I was a college freshman studying in my room when my very best friend Pam walked in. She was ashen. I asked her what was wrong. In a near-catatonic state she told me her beloved brother John, a high school sophomore, had killed himself. In that instant Pam’s world collapsed. She immediately blamed herself for being away at school when he needed her. I watched the family blame themselves and go through all the stages of grieving – yet they never fully healed.
Even now, decades later, Pam and her entire family are still suffering from that tragic choice
National Action Alliance Executive Committee Member
I had never been touched by anything like it. I decided that I wanted to do something that would help prevent other families from going through that level of devastation. It became a very personal mission.

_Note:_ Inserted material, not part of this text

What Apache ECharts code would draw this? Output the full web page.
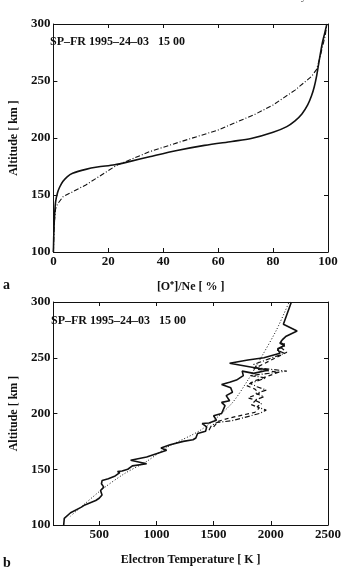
<!DOCTYPE html>
<html>
<head>
<meta charset="utf-8">
<script src="https://cdn.jsdelivr.net/npm/echarts@6/dist/echarts.min.js"></script>
<style>
  html, body { margin: 0; padding: 0; background: #fff; }
  #chart { width: 344px; height: 567px; }
</style>
</head>
<body>
<div id="chart"></div>
<script>
// panel a: [O+]/Ne (%) vs altitude (km)
const ratioSolid = [[0,100],[0.2,120],[0.5,135],[0.8,144],[1.5,152],[2.3,157],[3.5,162],[5,166],[7,169],[11.8,172.5],[16,174.5],[22.3,176.5],[28,179.5],[35,183.5],[45,189],[55,193.5],[65,197],[72,199.5],[80,205],[85,210],[88,215],[90.5,221],[92.6,229],[94,237],[95,245],[95.9,255],[96.6,265],[97.3,275],[98,284],[98.8,292],[99.6,300]]
const ratioDashDot = [[0,100],[0.3,125],[0.8,138],[1.5,142],[3.5,148.5],[11.8,158.8],[23,176],[35,188],[46,196.5],[60,207],[73.6,221],[80,229],[88,242],[94,254],[95.8,260],[97,270],[98,280],[99,290],[99.6,300]]
const ratioTicks = [0, 20, 40, 60, 80, 100]

// panel b: electron temperature (K) vs altitude (km)
const teSolid = [[190,100],[195,106],[250,111],[345,116],[375,118],[470,122],[500,124],[525,127],[512,131],[540,134],[520,137],[526,140],[580,141.5],[640,144],[680,147],[660,148],[700,148.5],[750,150],[790,153],[915,155],[775,158],[915,161],[1000,164],[1090,167],[1040,169],[1120,172],[1235,175],[1320,176.5],[1345,178],[1360,182],[1430,184],[1440,188],[1400,191],[1460,191.5],[1525,194],[1500,198],[1570,200],[1600,207],[1570,210],[1640,211.5],[1610,216],[1665,219],[1650,223],[1570,226],[1640,228],[1700,230],[1760,234],[1750,238],[1850,236],[1980,239],[1860,241],[1640,245],[1800,248],[1940,250],[2080,254],[2060,258],[2120,261],[2080,263],[2100,266],[2130,269],[2230,274],[2110,280],[2180,300]]
const teModel = [[250,108],[347,116.6],[526,132],[720,146],[914,157],[1100,170],[1400,186],[1650,208],[1800,230],[1920,251],[2050,275],[2160,300]]
const teDashDot = [[1460,185],[1480,189],[1530,192],[1660,193.5],[1900,200],[1960,203],[1880,206],[1920,209],[1860,212],[1940,215],[1870,218],[1960,221],[1880,224],[1820,227],[1960,232],[1820,234],[2140,238],[1880,241],[1850,244],[2120,254],[2050,257],[2130,261],[2080,264],[2110,267]]
const teDashed = [[1500,188],[1540,193],[1640,196],[1860,201],[1900,205],[1830,208],[1870,212],[1800,214],[1900,218],[1860,222],[1790,225],[1850,229],[2070,237],[1850,240],[2140,255],[2090,259],[2120,263]]
const teTicks = [500, 1000, 1500, 2000, 2500]

const altTicks = [100, 150, 200, 250, 300]
const titleText = 'SP–FR 1995–24–03   15 00'

const font = 'Liberation Serif'
const black = '#111'
const plain = v => String(v)

function xAxisBottom(grid, min, max, ticks, name) {
  return {
    gridIndex: grid, type: 'value', position: 'bottom', min: min, max: max,
    axisLine: { show: true, onZero: false, lineStyle: { color: black, width: 1 } },
    axisTick: { inside: true, length: 4, lineStyle: { color: black }, customValues: ticks },
    axisLabel: { color: black, fontFamily: font, fontWeight: 'bold', fontSize: 13, margin: 3, customValues: ticks, formatter: plain },
    splitLine: { show: false },
    name: name, nameLocation: 'middle', nameGap: 29,
    nameTextStyle: { color: black, fontFamily: font, fontWeight: 'bold', fontSize: 12 }
  }
}
function xAxisTop(grid, min, max, ticks) {
  return {
    gridIndex: grid, type: 'value', position: 'top', min: min, max: max,
    axisLine: { show: true, onZero: false, lineStyle: { color: black, width: 1 } },
    axisTick: { inside: true, length: 4, lineStyle: { color: black }, customValues: ticks },
    axisLabel: { show: false },
    splitLine: { show: false }
  }
}
function yAxisLeft(grid) {
  return {
    gridIndex: grid, type: 'value', position: 'left', min: 100, max: 300,
    axisLine: { show: true, onZero: false, lineStyle: { color: black, width: 1 } },
    axisTick: { inside: true, length: 4, lineStyle: { color: black }, customValues: altTicks },
    axisLabel: { color: black, fontFamily: font, fontWeight: 'bold', fontSize: 13, margin: 3, customValues: altTicks, formatter: plain },
    splitLine: { show: false },
    name: 'Altitude [ km ]', nameLocation: 'middle', nameGap: 30, nameRotate: 90,
    nameTextStyle: { color: black, fontFamily: font, fontWeight: 'bold', fontSize: 12 }
  }
}
function yAxisRight(grid) {
  return {
    gridIndex: grid, type: 'value', position: 'right', min: 100, max: 300,
    axisLine: { show: true, onZero: false, lineStyle: { color: black, width: 1 } },
    axisTick: { inside: true, length: 4, lineStyle: { color: black }, customValues: altTicks },
    axisLabel: { show: false },
    splitLine: { show: false }
  }
}
function line(xi, yi, data, type, width, smooth) {
  return {
    type: 'line', xAxisIndex: xi, yAxisIndex: yi, data: data,
    showSymbol: false, smooth: smooth || false,
    lineStyle: { color: black, width: width, type: type }
  }
}

const chart = echarts.init(document.getElementById('chart'))
chart.setOption({
  animation: false,
  backgroundColor: '#fff',
  grid: [
    { left: 40, top: 24, width: 288, height: 228 },
    { left: 40, top: 302, width: 289, height: 229 }
  ],
  xAxis: [
    xAxisBottom(0, 0, 100, ratioTicks, '[O⁺]/Ne [ % ]'),
    xAxisTop(0, 0, 100, ratioTicks),
    xAxisBottom(1, 100, 2500, teTicks, 'Electron Temperature [ K ]'),
    xAxisTop(1, 100, 2500, teTicks)
  ],
  yAxis: [yAxisLeft(0), yAxisRight(0), yAxisLeft(1), yAxisRight(1)],
  series: [
    line(0, 0, ratioSolid, 'solid', 1.6, 0.3),
    line(0, 0, ratioDashDot, [5, 2, 1, 2], 1.1),
    line(2, 2, teModel, [1, 2], 1, 0.3),
    line(2, 2, teDashDot, [5, 2, 1, 2], 1.2),
    line(2, 2, teDashed, [4, 3], 1.2),
    line(2, 2, teSolid, 'solid', 1.6)
  ],
  graphic: [
    { type: 'text', left: 50, top: 36, style: { text: titleText, fill: black, font: 'bold 12px "Liberation Serif"' } },
    { type: 'text', left: 51, top: 315, style: { text: titleText, fill: black, font: 'bold 12px "Liberation Serif"' } },
    { type: 'text', left: 3, top: 278, style: { text: 'a', fill: black, font: 'bold 14px "Liberation Serif"' } },
    { type: 'text', left: 3, top: 556, style: { text: 'b', fill: black, font: 'bold 14px "Liberation Serif"' } },
    { type: 'text', left: 3, top: -8, style: { text: '1000', fill: '#444', font: '11px "Liberation Serif"' } },
    { type: 'text', left: 256, top: -8, style: { text: 'P.-L. Blelly et al.', fill: '#444', font: '11px "Liberation Serif"' } }
  ]
})
</script>
</body>
</html>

Years later Oregon Partnership, the non-profit organization I direct, was able to add a fully certified Suicide Prevention Lifeline. Last year we received over 19,000 suicide calls to our Lifeline.
I can’t express how satisfying it is to be in our crisis line center and to overhear one of our team members help move a caller from a position of life-threatening crisis to one of safety. It’s literally life-changing. Not only are lives saved on the LifeLine, but compounded waves of tragedy and years of grief have been averted.
Thousands of families didn’t have to go through what Pam’s did because of our skilled staff and volunteers. The best news is that there are Lifelines all across the country quietly preventing people from taking their lives.
Suicide is the ultimate “elephant in the room” that our society doesn’t want to acknowledge or talk about. I am so proud to be part of an initiative like the Action Alliance that is focusing on changing the way society thinks about mental illness and suicide. I’m confident that some day we will discuss suicide and mental health issues as openly as we would discuss cancer. When suicide is moved out of the shadows of secrecy and shame – the twin enablers - we cast a bright light on it and, in so doing, foster prevention.
Suicide prevention needs to become a national priority. It must receive the level of attention and action of any other pandemic that kills people every day. The formation of the Action Alliance is a huge step in that direction. It’s an honor to serve with so many accomplished decision makers who are ready to influence national suicide policy. I’m also deeply touched by how many of my fellow committee members have been impacted by the devastation of suicide.
My personal area of emphasis on the Action Alliance is the Lifeline network across the country and Military and Veterans and their families. An average of 18 veterans a day die by suicide in America. We must come together to provide a safety net for them across all sectors of society.
We must take action to prevent suicide. For Pam, for John, and for all of our families.